Saturday, December 14, 2013

8-31-13 RMB Write On

8-31-13 RMB Write On
Dear Rita Mae Brown,
It’s 86 degrees in my room on this Saturday night. That would not be too bad, but its 11pm, after a day of temperatures that soared way too close to 100. Night should offer more relief than this. So I’m typing America Book 2 with my iced coffee resting against my bare thigh. Occasionally I run the plastic cup along my leg so that the cold moisture forming on the outside will mix into and cool my own sweat. I take breaks to mist myself with water from a plastic bottle and across the room is a small fan aimed my way. Heat and I do not mix well.
Writing and I do mix well, and it makes everything better, the laying of words, one after another, building a story, syllable by syllable. Watching the character’s lives unfold. You can define the currents. You can see how one got from there to here and project the path from here to the next there. If only really life could be so easily deciphered…
The main character is named America, shortened to Ric. She is a charismatic, shorthaired, 5’ 7” woman in her late twenties, with a trim tomboy figure. Her mother describes her as “abnormal” and she came to accept her mother’s description because nothing about her fits into the world we know. She’s androgynous, neither very feminine nor masculine. She’s a free, adventurous spirit because she feels no need to conform to a world that won’t claim her as one of their own. She lives by no rules and does what feels good, whatever that might be. The only person she aims to please is herself and whomever she is with in the moment.
I think there is a part of all us that both feels abnormal at times and longs to be so free often.
Then there is Liv, short for Olivia, the supporting character, although my critics say I give her too much air time, that Ric is more exciting and not showcased enough.
Liv is damaged…aren’t we all. She fights battles that can never be won, because they live within her. They have claimed her and consumed her soul. She fearlessly protects others from harm.
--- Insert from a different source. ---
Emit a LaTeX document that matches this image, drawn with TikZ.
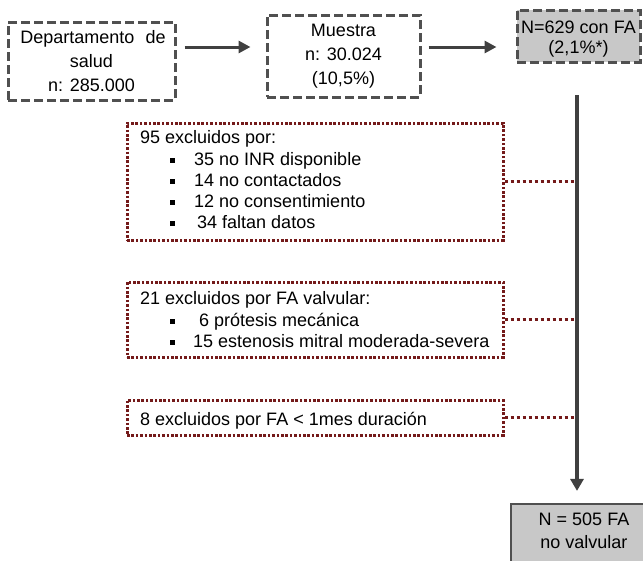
\documentclass[tikz,border=0pt]{standalone}
\usepackage{fontspec}
\setmainfont{Liberation Sans}
\usetikzlibrary{arrows.meta}
\definecolor{dk}{HTML}{404040}
\definecolor{bd}{HTML}{505050}
\definecolor{mr}{HTML}{741A1A}
\definecolor{gf}{HTML}{C8C8C8}
\begin{document}
\begin{tikzpicture}[x=1pt,y=-1pt,
  txt/.style={font=\fontsize{18}{22}\selectfont, inner sep=0pt, anchor=base},
  ltxt/.style={txt, anchor=base west},
  dbox/.style={draw=bd, line width=3pt, dash pattern=on 9pt off 4pt, inner sep=0pt},
  gbox/.style={dbox, fill=gf},
  sbox/.style={draw=bd, line width=2.2pt, fill=gf, inner sep=0pt},
  xbox/.style={draw=mr, line width=3pt, dash pattern=on 2.6pt off 1.8pt, inner sep=0pt},
  xcon/.style={draw=mr, line width=3pt, dash pattern=on 3pt off 3pt},
  arr/.style={draw=dk, line width=3pt, -{Triangle[length=12pt,width=12pt]}},
  varr/.style={draw=dk, line width=4pt, -{Triangle[length=12pt,width=13pt]}},
  bul/.style={fill=black, inner sep=0pt, minimum size=5pt},
]
\useasboundingbox (0,0) rectangle (643,560);
\clip (0,0) rectangle (643,560);

% top row boxes
\node[dbox, minimum width=167pt, minimum height=78pt] (b1) at (91.5,61) {};
\node[dbox, minimum width=153pt, minimum height=82pt] (b2) at (343.5,56) {};
\node[gbox, minimum width=123pt, minimum height=52pt] (b3) at (578.5,36) {};
\node[sbox, minimum width=146pt, minimum height=60pt] (fb) at (584,534) {};

\node[txt] (t1a) at (93,43) {Departamento\hspace{11pt}de};
\node[txt] (t1b) at (91.5,67) {salud};
\node[txt] (t1c) at (91.5,91) {n: 285.000};
\node[txt] (t2a) at (343.5,36) {Muestra};
\node[txt] (t2b) at (343.5,60) {n: 30.024};
\node[txt] (t2c) at (343.5,84) {(10,5\%)};
\node[txt] (t3a) at (578.5,33) {N=629 con FA};
\node[txt] (t3b) at (578.5,53) {(2,1\%*)};
\node[txt] (t4a) at (584,525) {N = 505 FA};
\node[txt] (t4b) at (584,548) {no valvular};

% horizontal arrows
\coordinate (ay) at (0,47);
\draw[arr] ([xshift=8pt]b1.east |- ay) -- ([xshift=-15pt]b2.west |- ay);
\draw[arr] ([xshift=7pt]b2.east |- ay) -- ([xshift=-19pt]b3.west |- ay);

% exclusion boxes
\node[xbox, minimum width=376pt, minimum height=117pt] (dA) at (315,181.5) {};
\node[xbox, minimum width=376pt, minimum height=75pt] (dB) at (315,319.5) {};
\node[xbox, minimum width=376pt, minimum height=35pt] (dC) at (315,417.5) {};

\node[ltxt] (a0) at (140,143) {95 excluidos por:};
\node[bul] (ba1) at (172.5,160) {};
\node[ltxt] (a1) at (194,165) {35 no INR disponible};
\node[bul] (ba2) at (172.5,181) {};
\node[ltxt] (a2) at (194,186) {14 no contactados};
\node[bul] (ba3) at (172.5,202) {};
\node[ltxt] (a3) at (194,207) {12 no consentimiento};
\node[bul] (ba4) at (172.5,223) {};
\node[ltxt] (a4) at (197,228) {34 faltan datos};

\node[ltxt] (bt0) at (140,304) {21 excluidos por FA valvular:};
\node[bul] (bb1) at (172.5,321) {};
\node[ltxt] (bt1) at (199,326) {6 prótesis mecánica};
\node[bul] (bb2) at (172.5,342) {};
\node[ltxt] (bt2) at (193,347) {15 estenosis mitral moderada-severa};

\node[ltxt] (c0) at (140,425) {8 excluidos por FA < 1mes duración};

% vertical flow
\coordinate (vt) at (577,95);
\draw[xcon] (dA.east) -- (dA.east -| vt);
\draw[xcon] (dB.east) -- (dB.east -| vt);
\draw[xcon] (dC.east) -- (dC.east -| vt);
\draw[varr, shorten >=12pt] (vt) -- (vt |- fb.north);
\end{tikzpicture}
\end{document}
As I envisioned these two characters, for Ric, I pictured a combination of a few people I have known, spirited people that could laugh just for the sake of enjoying a moment, a magical sound. Liz Benjamins was one of those people. A friend read an early version of the book and pointed out that the main character, Ric, was the embodiment of my ex. “And, of course,” she added, “Liv is you.” 
Hmph
I did not have a person in mind when I wrote Liv. Yes, I had put elements of my ex in Ric, but she was a compilation of many people, some of whom my friend never even met. She never met Elizabeth Benjamins. As for Liv being me, I am not that damaged, not anymore, and I know I am not that strong, nor that brave, not yet.